Satellite altimeter measurements were used in the past to measure wave height, and wave energy was calculated using mathematical models. Since then, synthetic aperture radar (SAR) in space has improved our ability to measure waves. Like ordinary radar, SAR sends pulses to the Earth's surface and receives an echo that is recorded when it returns to the antenna. However, SAR gets a better spatial resolution by moving at high velocity over the surface and using echoes of multiple radiated radar pulses which are combined in a summary.
Combined with ground-truthing from buoys at sea, satellite measurements have given a large store of data about wave heights. However, earlier satellites such as ENVISAT did not make measurements regularly enough for "nowcasting" or swift updates of wave conditions, and were more suited to long-term wave climate assessment.

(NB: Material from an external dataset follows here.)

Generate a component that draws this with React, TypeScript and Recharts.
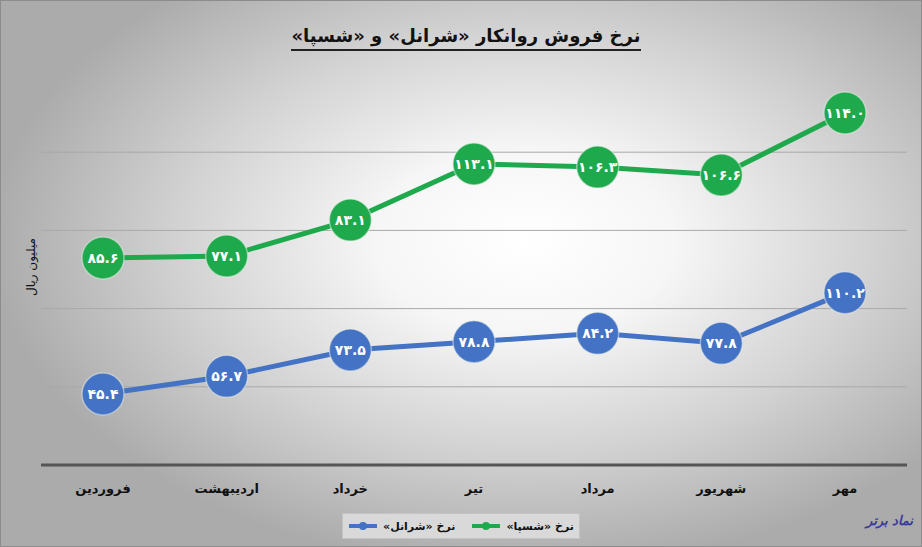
import React from "react";
import { LineChart, Line, XAxis, YAxis, CartesianGrid } from "recharts";

const months = ["فروردین", "اردیبهشت", "خرداد", "تیر", "مرداد", "شهریور", "مهر"];
// نرخ «شرانل» (plotted on the same scale as the labels)
const shranolValues = [45.4, 56.7, 73.5, 78.8, 84.2, 77.8, 110.2];
// نرخ «شسپا» label values, as printed
const shaspaLabels = [85.6, 77.1, 83.1, 113.1, 106.3, 106.6, 114.0];
// heights of the green markers as they sit on the chart's axis
const shaspaLevels = [132.4, 133.6, 156.6, 192.5, 190.5, 185.4, 225.1];
const gridValues = [50, 100, 150, 200];

const BLUE = "#4472c4";
const GREEN = "#1fa94d";
const FONT = "'DejaVu Sans', sans-serif";

const toFa = (n: number) =>
  n.toFixed(1).replace(/[0-9]/g, (d) => "۰۱۲۳۴۵۶۷۸۹"[Number(d)]);

const data = months.map((m, i) => ({
  month: m,
  shranol: shranolValues[i],
  shaspa: shaspaLevels[i],
}));

const makeDot = (color: string, labels: number[]) => (props: any) => {
  const { cx, cy, index } = props;
  return (
    <g key={`dot-${color}-${index}`}>
      <circle cx={cx} cy={cy} r={21} fill={color} stroke="#e8f0e8" strokeOpacity={0.5} strokeWidth={1.5} />
      <text
        x={cx}
        y={cy + 5}
        textAnchor="middle"
        fill="#ffffff"
        fontFamily={FONT}
        fontWeight="bold"
        fontSize={14}
      >
        {toFa(labels[index])}
      </text>
    </g>
  );
};

const MonthTick = (props: any) => {
  const { x, y, payload } = props;
  return (
    <text x={x} y={y + 20} textAnchor="middle" fill="#111" fontFamily={FONT} fontWeight="bold" fontSize={13}>
      {payload.value}
    </text>
  );
};

const LegendItem = ({ color, label }: { color: string; label: string }) => (
  <div style={{ display: "flex", alignItems: "center", gap: 5, whiteSpace: "nowrap" }}>
    <span style={{ fontWeight: "bold", fontSize: 11 }}>{label}</span>
    <svg width={30} height={10}>
      <line x1={1} y1={5} x2={29} y2={5} stroke={color} strokeWidth={4} />
      <circle cx={15} cy={5} r={4} fill={color} />
    </svg>
  </div>
);

export default function App() {
  return (
    <div
      style={{
        position: "absolute",
        left: 0,
        top: 0,
        width: 922,
        height: 547,
        boxSizing: "border-box",
        border: "1px solid #8c8c8c",
        background:
          "radial-gradient(ellipse 58% 60% at 57% 44%, #ffffff 0%, #f6f6f6 28%, #d2d2d2 65%, #ababab 100%)",
        fontFamily: FONT,
        overflow: "hidden",
      }}
    >
      <div
        style={{
          position: "absolute",
          top: 24,
          left: 4,
          width: 922,
          textAlign: "center",
          direction: "rtl",
          fontWeight: "bold",
          fontSize: 18,
          color: "#111",
        }}
      >
        <span style={{ borderBottom: "2px solid #222", paddingBottom: 3 }}>
          نرخ فروش روانکار «شرانل» و «شسپا»
        </span>
      </div>
      <div
        style={{
          position: "absolute",
          left: 30,
          top: 266,
          transform: "translate(-50%, -50%) rotate(-90deg)",
          fontSize: 12,
          color: "#111",
          whiteSpace: "nowrap",
          direction: "rtl",
        }}
      >
        میلیون ریال
      </div>
      <LineChart
        width={920}
        height={545}
        data={data}
        margin={{ top: 73, right: 14, left: 40, bottom: 51 }}
        style={{ position: "absolute", left: 0, top: 0 }}
      >
        <CartesianGrid vertical={false} stroke="#a9a9a9" strokeWidth={1} horizontalValues={gridValues} />
        <YAxis hide domain={[0, 250]} ticks={gridValues} />
        <XAxis
          dataKey="month"
          interval={0}
          padding={{ left: 62, right: 62 }}
          axisLine={{ stroke: "#555", strokeWidth: 3 }}
          tickLine={false}
          tick={<MonthTick />}
          height={30}
        />
        <Line
          dataKey="shranol"
          stroke={BLUE}
          strokeWidth={5}
          dot={makeDot(BLUE, shranolValues)}
          activeDot={false}
          isAnimationActive={false}
        />
        <Line
          dataKey="shaspa"
          stroke={GREEN}
          strokeWidth={5}
          dot={makeDot(GREEN, shaspaLabels)}
          activeDot={false}
          isAnimationActive={false}
        />
      </LineChart>
      <div
        style={{
          position: "absolute",
          left: 341,
          top: 512,
          width: 238,
          height: 26,
          background: "#d9d9d9",
          border: "1px solid #c4c4c4",
          boxSizing: "border-box",
          display: "flex",
          justifyContent: "center",
          alignItems: "center",
          gap: 16,
          direction: "rtl",
          color: "#111",
        }}
      >
        <LegendItem color={GREEN} label="نرخ «شسپا»" />
        <LegendItem color={BLUE} label="نرخ «شرانل»" />
      </div>
      <div
        style={{
          position: "absolute",
          right: 8,
          top: 512,
          direction: "rtl",
          color: "#3a3a9c",
          fontWeight: "bold",
          fontSize: 13,
          fontStyle: "italic",
        }}
      >
        نماد برتر
      </div>
    </div>
  );
}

The introduction of data from Terra-Sar-X, a public-private partnership between the German Aerospace Center (DLR) and EADS Astrium, has brought reliable data for nearshore areas to those who need it on Earth.
Test sites for wave power have been built in different locations around Europe, whilst research continues at a range of academic institutions to develop wave power that could generate electricity and integrate with current electricity supply grids.
ESA is actively funding companies to increase the use of Earth Observation data in the renewable energy sector.